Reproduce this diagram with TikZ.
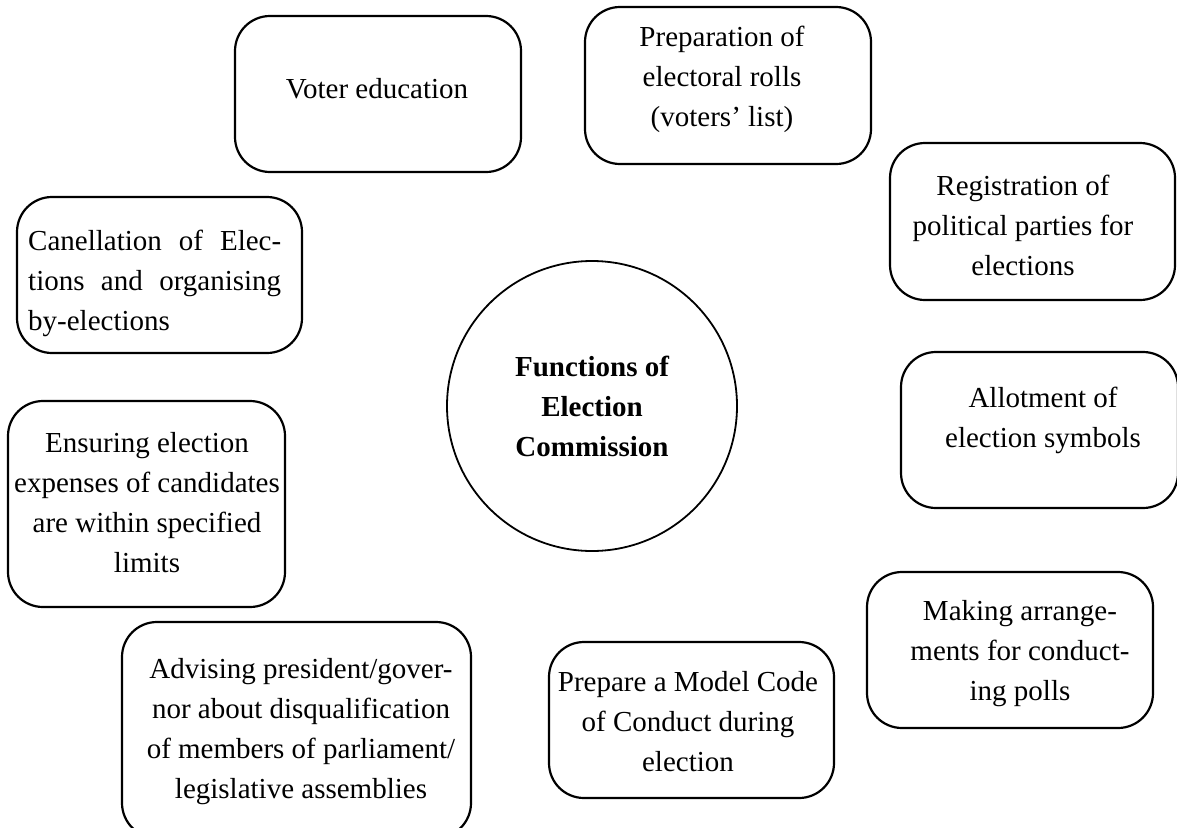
\documentclass[tikz,border=0pt]{standalone}
\usepackage{fontspec}
\setmainfont{Liberation Serif}
\begin{document}
\begin{tikzpicture}[x=1pt,y=-1pt,
  fbox/.style={draw, line width=2.2pt, rounded corners=35pt, inner sep=0pt},
  ftext/.style={align=center, inner sep=0pt, anchor=north, font=\fontsize{29}{40}\selectfont},
  hub/.style={circle, draw, line width=1.8pt, minimum size=290pt, inner sep=0pt, align=center, font=\fontsize{29}{40}\selectfont\bfseries}
]
\useasboundingbox (0,0) rectangle (1177,827);
% centre
\node[hub] (c) at (592,406) {Functions of\\Election\\Commission};
% boxes
\node[fbox, minimum width=286pt, minimum height=156pt] (b1) at (378,94) {};
\node[ftext] (t1) at (377,78) {Voter education};
\node[fbox, minimum width=286pt, minimum height=157pt] (b2) at (728,85.5) {};
\node[ftext] (t2) at (722,26) {Preparation of\\electoral rolls\\(voters’ list)};
\node[fbox, minimum width=285pt, minimum height=157pt] (b3) at (1032.5,221.5) {};
\node[ftext] (t3) at (1023,175) {Registration of\\political parties for\\elections};
\node[fbox, minimum width=277pt, minimum height=156pt] (b4) at (1039.5,430) {};
\node[ftext] (t4) at (1043,387) {Allotment of\\election symbols};
\node[fbox, minimum width=286pt, minimum height=156pt] (b5) at (1010,650) {};
\node[ftext] (t5) at (1020,600) {Making arrange-\\ments for conduct-\\ing polls};
\node[fbox, minimum width=285pt, minimum height=156pt] (b6) at (691.5,720) {};
\node[ftext] (t6) at (688,671) {Prepare a Model Code\\of Conduct during\\election};
\node[fbox, minimum width=349pt, minimum height=216pt] (b7) at (296.5,730) {};
\node[ftext] (t7) at (301,658) {Advising president/gover-\\nor about disqualification\\of members of parliament/\\legislative assemblies};
\node[fbox, minimum width=277pt, minimum height=206pt] (b8) at (146.5,504) {};
\node[ftext] (t8) at (147,432) {Ensuring election\\expenses of candidates\\are within specified\\limits};
\node[fbox, minimum width=285pt, minimum height=156pt] (b9) at (159.5,275) {};
\node[ftext, align=left, anchor=north west] (t9) at (28,230) {\makebox[253pt][s]{Canellation of Elec-}\\\makebox[253pt][s]{tions and organising}\\by-elections};
\end{tikzpicture}
\end{document}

***

# INSTRUCTIONS FOR THE TASK:
Quote the preceding listing precisely and completely, omitting its images.

# ANSWER BELOW:
Reproduce this diagram with TikZ.
\documentclass[tikz,border=0pt]{standalone}
\usepackage{fontspec}
\setmainfont{Liberation Serif}
\begin{document}
\begin{tikzpicture}[x=1pt,y=-1pt,
  fbox/.style={draw, line width=2.2pt, rounded corners=35pt, inner sep=0pt},
  ftext/.style={align=center, inner sep=0pt, anchor=north, font=\fontsize{29}{40}\selectfont},
  hub/.style={circle, draw, line width=1.8pt, minimum size=290pt, inner sep=0pt, align=center, font=\fontsize{29}{40}\selectfont\bfseries}
]
\useasboundingbox (0,0) rectangle (1177,827);
% centre
\node[hub] (c) at (592,406) {Functions of\\Election\\Commission};
% boxes
\node[fbox, minimum width=286pt, minimum height=156pt] (b1) at (378,94) {};
\node[ftext] (t1) at (377,78) {Voter education};
\node[fbox, minimum width=286pt, minimum height=157pt] (b2) at (728,85.5) {};
\node[ftext] (t2) at (722,26) {Preparation of\\electoral rolls\\(voters’ list)};
\node[fbox, minimum width=285pt, minimum height=157pt] (b3) at (1032.5,221.5) {};
\node[ftext] (t3) at (1023,175) {Registration of\\political parties for\\elections};
\node[fbox, minimum width=277pt, minimum height=156pt] (b4) at (1039.5,430) {};
\node[ftext] (t4) at (1043,387) {Allotment of\\election symbols};
\node[fbox, minimum width=286pt, minimum height=156pt] (b5) at (1010,650) {};
\node[ftext] (t5) at (1020,600) {Making arrange-\\ments for conduct-\\ing polls};
\node[fbox, minimum width=285pt, minimum height=156pt] (b6) at (691.5,720) {};
\node[ftext] (t6) at (688,671) {Prepare a Model Code\\of Conduct during\\election};
\node[fbox, minimum width=349pt, minimum height=216pt] (b7) at (296.5,730) {};
\node[ftext] (t7) at (301,658) {Advising president/gover-\\nor about disqualification\\of members of parliament/\\legislative assemblies};
\node[fbox, minimum width=277pt, minimum height=206pt] (b8) at (146.5,504) {};
\node[ftext] (t8) at (147,432) {Ensuring election\\expenses of candidates\\are within specified\\limits};
\node[fbox, minimum width=285pt, minimum height=156pt] (b9) at (159.5,275) {};
\node[ftext, align=left, anchor=north west] (t9) at (28,230) {\makebox[253pt][s]{Canellation of Elec-}\\\makebox[253pt][s]{tions and organising}\\by-elections};
\end{tikzpicture}
\end{document}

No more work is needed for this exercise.